Either way, good point, but unfortunately not one that can be addressed in any meaningful way with the tools at hand.
So… I’m not sure that “rope dropping lets you do more in less time” is a busted myth. But maybe I’m not understanding fully. If you look at your chart, it looks like the version where you would spend the least amount of time in line is the plan that begins at 9 and is optimized. And with both the optimized plan version and the three click method, you wait in line for less time at 9 am than you do 10 am, and the most when arriving at 11 am (when comparing the same method at different times).
For whatever reason, all of the optimized versions in your table have some odd late afternoon break (free time) that make it look like it takes longer to complete the plan. But nearly 4 hours of “free time” that ends at 5:50 in the 9 am optimized plan predetermines that this plan will take longer to complete because you force the plan to begin at 9 am, and can’t begin the last half of it until 5:50 pm. Other plans either begin later or don’t seem to have a predetermined break just before 5:50 (or both).
I think this chart tells me:
1) The best option to avoid waiting in lines is to arrive early with a personalized & optimized plan
2) If you can’t arrive at rope drop, be sure you have an optimized plan.
But it definitely does not expose rope dropping as a good touring strategy to be a busted myth.

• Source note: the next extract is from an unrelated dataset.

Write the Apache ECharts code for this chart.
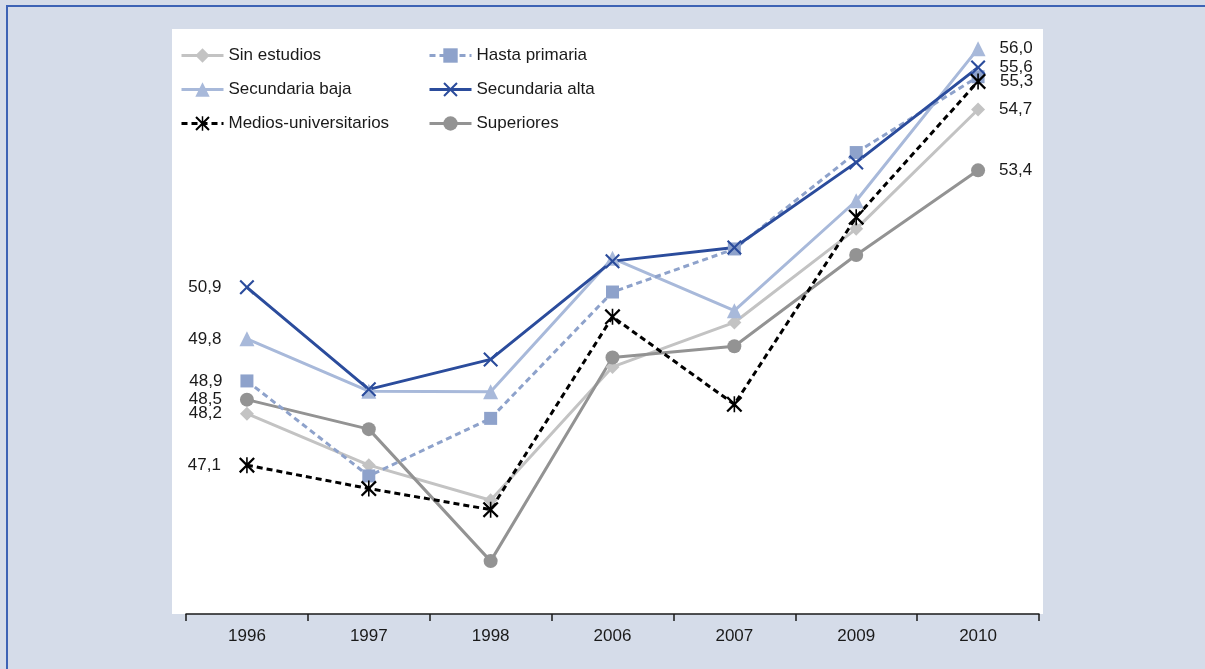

I love people who can’t wait to dive into the data. 🙂
I admit I did not make the chart easy to read by not using the same labels in the Method column that I used in the post — sorry about that. But I think you have read something awry, somewhere. I’d like to direct you to the Three-Click (Hand) method in the snippet above:
9 AM waits 323 minutes in line and leaves the park at 8:07 PM
10 AM waits 348 minutes in line (+25) and leaves at 9:33 PM
11 AM waits 327 minutes in line (+4) and leaves at 10:11 PM
It’s probably a matter of preference whether an extra hour’s sleep is worth 25 minutes in line — some will say yes, some will say no (I’m in the yes camp), but I think it isn’t the kind of severe penalty that is often envisioned when discussing late arrival and that’s worth knowing. Four minutes, however, is well within the margin of error that we see in wait time predictions every single day. Yes, 327 is bigger than 323, but from the perspective of predicting how long you’re going to wait in line when you actually get to the park, they are functionally the same number.
There is definitely one part of your conclusion I’m fully on board with though, which is that your best strategy is always to have a personalized and optimized touring plan!
Check out tomorrow’s post that goes deeper into the data and patterns — it has an explanation for those breaks you noticed, and I think you might enjoy it.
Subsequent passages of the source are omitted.